Source excerpt:
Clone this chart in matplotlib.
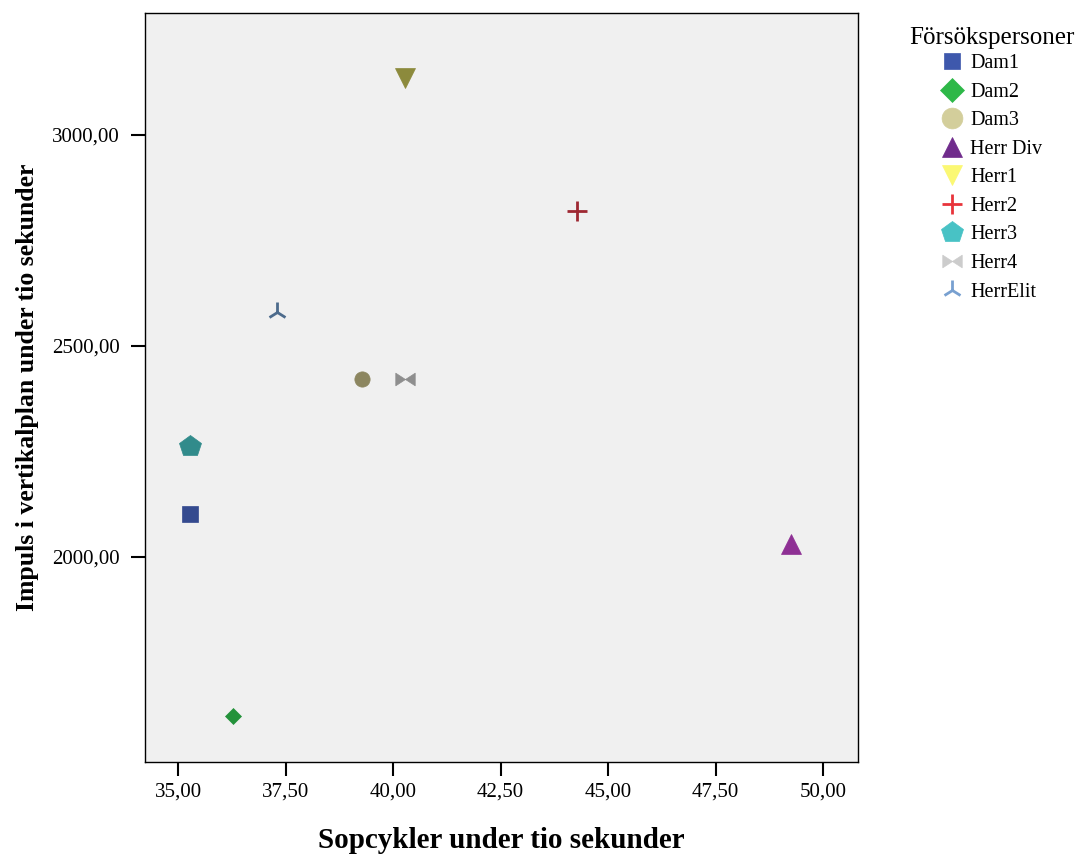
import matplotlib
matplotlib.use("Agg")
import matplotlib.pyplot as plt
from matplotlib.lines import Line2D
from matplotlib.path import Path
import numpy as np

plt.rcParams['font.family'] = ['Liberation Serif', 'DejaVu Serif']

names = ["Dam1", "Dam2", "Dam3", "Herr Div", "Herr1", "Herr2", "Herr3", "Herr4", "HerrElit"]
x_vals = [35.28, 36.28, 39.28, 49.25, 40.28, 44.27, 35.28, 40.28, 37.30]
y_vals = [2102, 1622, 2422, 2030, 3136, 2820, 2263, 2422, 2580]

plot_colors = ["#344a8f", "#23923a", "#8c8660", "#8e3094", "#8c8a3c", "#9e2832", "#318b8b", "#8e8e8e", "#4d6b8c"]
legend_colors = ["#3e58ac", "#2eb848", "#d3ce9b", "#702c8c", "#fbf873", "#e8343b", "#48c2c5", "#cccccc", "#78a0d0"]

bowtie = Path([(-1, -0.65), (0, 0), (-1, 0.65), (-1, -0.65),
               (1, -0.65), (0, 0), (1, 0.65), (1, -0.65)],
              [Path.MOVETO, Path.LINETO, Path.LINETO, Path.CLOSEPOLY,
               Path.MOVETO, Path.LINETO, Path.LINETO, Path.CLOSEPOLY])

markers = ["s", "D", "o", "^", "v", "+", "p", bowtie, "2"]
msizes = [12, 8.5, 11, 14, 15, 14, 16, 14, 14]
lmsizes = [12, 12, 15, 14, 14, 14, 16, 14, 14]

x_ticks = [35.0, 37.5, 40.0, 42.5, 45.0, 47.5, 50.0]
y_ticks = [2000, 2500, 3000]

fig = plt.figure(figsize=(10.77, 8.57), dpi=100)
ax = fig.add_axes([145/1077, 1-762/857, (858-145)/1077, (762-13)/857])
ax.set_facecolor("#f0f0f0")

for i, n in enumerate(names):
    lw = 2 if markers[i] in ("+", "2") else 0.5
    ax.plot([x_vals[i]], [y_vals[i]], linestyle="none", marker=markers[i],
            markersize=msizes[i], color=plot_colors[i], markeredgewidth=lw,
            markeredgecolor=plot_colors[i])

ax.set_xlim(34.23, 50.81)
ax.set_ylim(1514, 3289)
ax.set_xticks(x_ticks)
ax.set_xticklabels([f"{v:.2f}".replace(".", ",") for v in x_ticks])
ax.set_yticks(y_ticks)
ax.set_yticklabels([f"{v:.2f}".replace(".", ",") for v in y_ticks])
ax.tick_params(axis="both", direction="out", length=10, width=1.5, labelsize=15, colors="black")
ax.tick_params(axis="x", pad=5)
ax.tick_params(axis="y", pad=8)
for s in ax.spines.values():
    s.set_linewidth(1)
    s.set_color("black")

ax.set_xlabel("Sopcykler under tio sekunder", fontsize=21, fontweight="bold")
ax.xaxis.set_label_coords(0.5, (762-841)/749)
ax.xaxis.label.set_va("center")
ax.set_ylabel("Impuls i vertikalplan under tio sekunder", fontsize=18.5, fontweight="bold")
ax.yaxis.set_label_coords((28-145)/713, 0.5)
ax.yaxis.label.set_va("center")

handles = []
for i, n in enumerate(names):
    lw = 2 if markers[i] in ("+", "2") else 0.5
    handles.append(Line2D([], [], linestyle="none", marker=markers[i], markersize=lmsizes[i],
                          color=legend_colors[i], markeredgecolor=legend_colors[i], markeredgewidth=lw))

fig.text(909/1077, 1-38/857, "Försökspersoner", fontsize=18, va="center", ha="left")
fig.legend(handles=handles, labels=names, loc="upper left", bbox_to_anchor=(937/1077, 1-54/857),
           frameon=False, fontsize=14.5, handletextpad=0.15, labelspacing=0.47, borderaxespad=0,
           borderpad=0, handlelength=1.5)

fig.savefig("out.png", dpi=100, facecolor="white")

Problem description:
Quote, please, every line of the material above from its start through the line that has "markeredgecolor=plot_colors[i])", reproducing the words exactly and dropping any images.

The output:
Clone this chart in matplotlib.
import matplotlib
matplotlib.use("Agg")
import matplotlib.pyplot as plt
from matplotlib.lines import Line2D
from matplotlib.path import Path
import numpy as np

plt.rcParams['font.family'] = ['Liberation Serif', 'DejaVu Serif']

names = ["Dam1", "Dam2", "Dam3", "Herr Div", "Herr1", "Herr2", "Herr3", "Herr4", "HerrElit"]
x_vals = [35.28, 36.28, 39.28, 49.25, 40.28, 44.27, 35.28, 40.28, 37.30]
y_vals = [2102, 1622, 2422, 2030, 3136, 2820, 2263, 2422, 2580]

plot_colors = ["#344a8f", "#23923a", "#8c8660", "#8e3094", "#8c8a3c", "#9e2832", "#318b8b", "#8e8e8e", "#4d6b8c"]
legend_colors = ["#3e58ac", "#2eb848", "#d3ce9b", "#702c8c", "#fbf873", "#e8343b", "#48c2c5", "#cccccc", "#78a0d0"]

bowtie = Path([(-1, -0.65), (0, 0), (-1, 0.65), (-1, -0.65),
               (1, -0.65), (0, 0), (1, 0.65), (1, -0.65)],
              [Path.MOVETO, Path.LINETO, Path.LINETO, Path.CLOSEPOLY,
               Path.MOVETO, Path.LINETO, Path.LINETO, Path.CLOSEPOLY])

markers = ["s", "D", "o", "^", "v", "+", "p", bowtie, "2"]
msizes = [12, 8.5, 11, 14, 15, 14, 16, 14, 14]
lmsizes = [12, 12, 15, 14, 14, 14, 16, 14, 14]

x_ticks = [35.0, 37.5, 40.0, 42.5, 45.0, 47.5, 50.0]
y_ticks = [2000, 2500, 3000]

fig = plt.figure(figsize=(10.77, 8.57), dpi=100)
ax = fig.add_axes([145/1077, 1-762/857, (858-145)/1077, (762-13)/857])
ax.set_facecolor("#f0f0f0")

for i, n in enumerate(names):
    lw = 2 if markers[i] in ("+", "2") else 0.5
    ax.plot([x_vals[i]], [y_vals[i]], linestyle="none", marker=markers[i],
            markersize=msizes[i], color=plot_colors[i], markeredgewidth=lw,
            markeredgecolor=plot_colors[i])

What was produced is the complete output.